Faut-il suivre son coeur ou sa raison ?
Question d'un lecteur qui se reconnaîtra. Ce ne serait pas mon genre de répondre à une question si complexe. Mais j'observe qu'il y a des réponses dans la question. Ou plutôt des réponses qui ont eu lieu avant même que la question n'ait été posée. Notamment cette idée que le coeur et la raison sont deux polarités de notre être. Polariser, c'est aussi cela; attribuer telle décision à notre coeur, l'autre à notre cerveau. Or, il se pourrait bien que cette séparation n'ait aucun sens. Ou que le véritable problème potentiel pour la personne soit un clivage, c'est-à-dire une césure entre deux parties de son être, avec une incapacité à les intégrer et à les faire fonctionner ensemble. Ce qu'on appelle à l'extrême une psychose. Comme par exemple Dr Jekyll et Mister Hide. Deux parties d'une même personne qui ne se connaissent pas l'une l'autre.
Dire qu'on fonctionne avec le coeur, c'est quand même fonctionner avec son cerveau mais prendre en compte davantage les ressentis, les émotions. Ce serait donc une chose bizarre de penser que nous avons plusieurs "nous" en nous. Vous me direz que c'est un symbole. J'en constate cependant la réalité en permanence avec cette idée, par exemple, qu'on doit laisser les émotions à la porte des entreprises.
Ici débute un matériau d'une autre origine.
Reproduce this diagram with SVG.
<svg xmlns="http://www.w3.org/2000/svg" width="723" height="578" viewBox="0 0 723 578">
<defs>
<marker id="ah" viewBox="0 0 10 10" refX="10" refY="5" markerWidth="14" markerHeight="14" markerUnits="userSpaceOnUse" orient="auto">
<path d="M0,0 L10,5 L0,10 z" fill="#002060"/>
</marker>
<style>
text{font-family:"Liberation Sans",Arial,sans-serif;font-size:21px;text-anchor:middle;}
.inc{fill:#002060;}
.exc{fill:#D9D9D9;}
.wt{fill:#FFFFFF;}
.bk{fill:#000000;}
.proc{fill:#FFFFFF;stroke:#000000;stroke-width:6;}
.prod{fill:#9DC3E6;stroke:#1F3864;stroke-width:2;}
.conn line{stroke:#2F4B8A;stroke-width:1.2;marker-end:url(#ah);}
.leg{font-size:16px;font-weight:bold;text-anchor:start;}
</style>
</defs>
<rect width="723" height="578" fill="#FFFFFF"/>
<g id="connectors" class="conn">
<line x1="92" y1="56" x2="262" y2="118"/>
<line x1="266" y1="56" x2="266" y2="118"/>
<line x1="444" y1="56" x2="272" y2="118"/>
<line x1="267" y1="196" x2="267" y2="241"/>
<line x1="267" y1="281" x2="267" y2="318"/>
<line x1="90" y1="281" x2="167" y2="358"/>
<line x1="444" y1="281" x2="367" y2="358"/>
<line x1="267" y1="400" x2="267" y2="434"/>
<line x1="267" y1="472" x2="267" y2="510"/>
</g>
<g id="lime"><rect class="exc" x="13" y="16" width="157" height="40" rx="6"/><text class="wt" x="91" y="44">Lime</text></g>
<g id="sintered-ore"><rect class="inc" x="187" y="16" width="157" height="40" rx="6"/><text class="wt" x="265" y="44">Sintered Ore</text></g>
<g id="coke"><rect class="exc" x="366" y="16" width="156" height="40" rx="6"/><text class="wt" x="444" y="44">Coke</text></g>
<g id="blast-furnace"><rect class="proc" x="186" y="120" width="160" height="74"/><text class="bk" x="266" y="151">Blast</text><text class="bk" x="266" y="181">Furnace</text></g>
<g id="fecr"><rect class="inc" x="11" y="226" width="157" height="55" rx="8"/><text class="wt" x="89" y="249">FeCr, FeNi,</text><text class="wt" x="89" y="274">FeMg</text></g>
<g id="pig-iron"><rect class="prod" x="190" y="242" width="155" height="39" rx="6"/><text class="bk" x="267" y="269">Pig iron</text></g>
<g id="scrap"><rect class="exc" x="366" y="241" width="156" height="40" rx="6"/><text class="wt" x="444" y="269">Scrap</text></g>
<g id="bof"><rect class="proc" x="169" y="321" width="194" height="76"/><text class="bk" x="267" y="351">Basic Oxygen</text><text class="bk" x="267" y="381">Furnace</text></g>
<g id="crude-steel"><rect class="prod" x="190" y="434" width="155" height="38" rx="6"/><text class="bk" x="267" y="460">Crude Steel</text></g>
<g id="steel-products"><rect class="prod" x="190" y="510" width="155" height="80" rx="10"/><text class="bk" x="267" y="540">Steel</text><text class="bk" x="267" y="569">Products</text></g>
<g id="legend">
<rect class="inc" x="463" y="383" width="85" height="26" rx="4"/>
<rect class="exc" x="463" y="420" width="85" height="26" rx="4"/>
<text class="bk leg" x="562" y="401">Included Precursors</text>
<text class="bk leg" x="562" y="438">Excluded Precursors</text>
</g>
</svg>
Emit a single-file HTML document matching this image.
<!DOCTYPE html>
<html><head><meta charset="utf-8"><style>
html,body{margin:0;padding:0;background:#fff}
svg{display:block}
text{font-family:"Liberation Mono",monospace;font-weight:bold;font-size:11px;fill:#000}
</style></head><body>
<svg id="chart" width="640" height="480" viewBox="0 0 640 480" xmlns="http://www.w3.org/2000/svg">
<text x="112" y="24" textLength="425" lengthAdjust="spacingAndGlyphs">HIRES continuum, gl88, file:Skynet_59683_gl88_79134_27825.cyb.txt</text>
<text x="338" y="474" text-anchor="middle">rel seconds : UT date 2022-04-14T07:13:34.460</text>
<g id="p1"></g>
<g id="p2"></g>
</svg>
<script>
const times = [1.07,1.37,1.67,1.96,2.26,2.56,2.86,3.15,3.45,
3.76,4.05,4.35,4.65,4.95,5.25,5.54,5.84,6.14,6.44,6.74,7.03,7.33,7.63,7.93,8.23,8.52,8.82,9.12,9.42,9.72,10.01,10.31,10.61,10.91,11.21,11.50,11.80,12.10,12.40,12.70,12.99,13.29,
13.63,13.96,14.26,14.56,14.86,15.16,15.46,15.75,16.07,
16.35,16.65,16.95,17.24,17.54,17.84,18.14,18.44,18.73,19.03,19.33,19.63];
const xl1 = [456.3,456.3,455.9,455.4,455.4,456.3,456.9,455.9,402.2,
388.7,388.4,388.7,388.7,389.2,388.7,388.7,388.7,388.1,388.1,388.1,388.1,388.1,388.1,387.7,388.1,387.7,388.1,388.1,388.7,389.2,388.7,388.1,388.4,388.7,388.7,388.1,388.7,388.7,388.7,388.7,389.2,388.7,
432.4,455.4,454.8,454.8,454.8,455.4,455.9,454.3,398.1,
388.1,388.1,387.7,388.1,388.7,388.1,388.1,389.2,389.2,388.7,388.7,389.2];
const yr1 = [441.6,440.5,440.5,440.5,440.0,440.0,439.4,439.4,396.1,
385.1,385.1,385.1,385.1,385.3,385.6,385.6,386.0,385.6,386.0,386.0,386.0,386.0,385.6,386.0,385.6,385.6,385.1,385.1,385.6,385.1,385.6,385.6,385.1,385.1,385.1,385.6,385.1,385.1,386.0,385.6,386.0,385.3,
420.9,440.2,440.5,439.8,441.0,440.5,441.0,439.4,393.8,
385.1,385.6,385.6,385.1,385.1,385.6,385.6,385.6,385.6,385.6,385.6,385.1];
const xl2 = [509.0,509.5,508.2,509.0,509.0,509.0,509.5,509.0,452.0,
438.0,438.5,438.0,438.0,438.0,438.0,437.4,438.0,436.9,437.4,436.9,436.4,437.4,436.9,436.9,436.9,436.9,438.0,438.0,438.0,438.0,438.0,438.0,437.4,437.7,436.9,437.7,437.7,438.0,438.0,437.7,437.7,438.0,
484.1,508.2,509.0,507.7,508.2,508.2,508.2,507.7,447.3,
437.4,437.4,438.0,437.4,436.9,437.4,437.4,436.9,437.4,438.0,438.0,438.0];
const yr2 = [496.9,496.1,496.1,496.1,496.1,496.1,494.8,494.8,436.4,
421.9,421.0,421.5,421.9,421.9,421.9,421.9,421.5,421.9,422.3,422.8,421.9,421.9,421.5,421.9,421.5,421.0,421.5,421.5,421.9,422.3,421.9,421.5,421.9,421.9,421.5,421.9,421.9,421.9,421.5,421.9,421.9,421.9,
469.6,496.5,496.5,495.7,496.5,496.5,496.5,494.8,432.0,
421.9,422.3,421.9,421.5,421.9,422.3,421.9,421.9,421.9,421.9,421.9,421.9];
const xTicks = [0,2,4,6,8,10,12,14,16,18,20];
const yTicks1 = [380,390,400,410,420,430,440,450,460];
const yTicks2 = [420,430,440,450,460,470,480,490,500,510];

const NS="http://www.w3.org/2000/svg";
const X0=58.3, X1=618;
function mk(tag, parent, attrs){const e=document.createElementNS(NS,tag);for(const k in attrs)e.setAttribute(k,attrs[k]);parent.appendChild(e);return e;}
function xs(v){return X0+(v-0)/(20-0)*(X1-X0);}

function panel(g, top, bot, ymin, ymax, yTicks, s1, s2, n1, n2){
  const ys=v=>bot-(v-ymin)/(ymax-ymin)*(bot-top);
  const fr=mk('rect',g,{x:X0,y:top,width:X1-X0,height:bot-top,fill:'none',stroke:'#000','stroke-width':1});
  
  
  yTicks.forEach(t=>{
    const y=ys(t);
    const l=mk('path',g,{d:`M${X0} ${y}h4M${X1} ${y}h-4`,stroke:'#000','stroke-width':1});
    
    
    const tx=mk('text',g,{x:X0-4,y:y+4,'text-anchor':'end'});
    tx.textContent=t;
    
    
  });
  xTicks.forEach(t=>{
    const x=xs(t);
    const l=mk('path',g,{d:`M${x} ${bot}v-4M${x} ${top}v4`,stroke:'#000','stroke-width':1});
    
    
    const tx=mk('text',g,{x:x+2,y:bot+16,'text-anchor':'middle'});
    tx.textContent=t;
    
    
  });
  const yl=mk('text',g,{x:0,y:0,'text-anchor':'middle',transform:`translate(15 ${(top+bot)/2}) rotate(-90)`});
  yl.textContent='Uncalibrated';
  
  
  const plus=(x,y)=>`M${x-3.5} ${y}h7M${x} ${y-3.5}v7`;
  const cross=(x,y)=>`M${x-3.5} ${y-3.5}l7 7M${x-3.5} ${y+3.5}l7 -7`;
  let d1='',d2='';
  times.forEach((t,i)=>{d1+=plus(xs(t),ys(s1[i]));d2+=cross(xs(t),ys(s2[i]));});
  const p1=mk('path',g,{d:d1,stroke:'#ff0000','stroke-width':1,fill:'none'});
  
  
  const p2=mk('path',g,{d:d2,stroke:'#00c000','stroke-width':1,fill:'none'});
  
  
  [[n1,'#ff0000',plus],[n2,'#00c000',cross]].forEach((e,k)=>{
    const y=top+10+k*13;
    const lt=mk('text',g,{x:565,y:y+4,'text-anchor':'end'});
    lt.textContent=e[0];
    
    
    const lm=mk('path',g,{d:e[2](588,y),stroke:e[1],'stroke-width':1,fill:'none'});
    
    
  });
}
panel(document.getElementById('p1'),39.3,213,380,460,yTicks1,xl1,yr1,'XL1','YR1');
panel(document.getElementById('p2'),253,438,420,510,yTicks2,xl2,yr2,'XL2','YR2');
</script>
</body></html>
Ma croyance est qu'il y a là, justement, une source de clivage. Refuser de prendre en compte ses émotions ou ses ressentis corporels, c'est non seulement s'amputer d'une partie de ses perceptions – et donc d'une partie de l'information sur les situations – mais de surcroît désapprendre à les comprendre au risque que, à force d'être contenues, elles ne se manifestent que dans l'explosion. Manifestation extrême qui accroit notre prévention et notre réticence.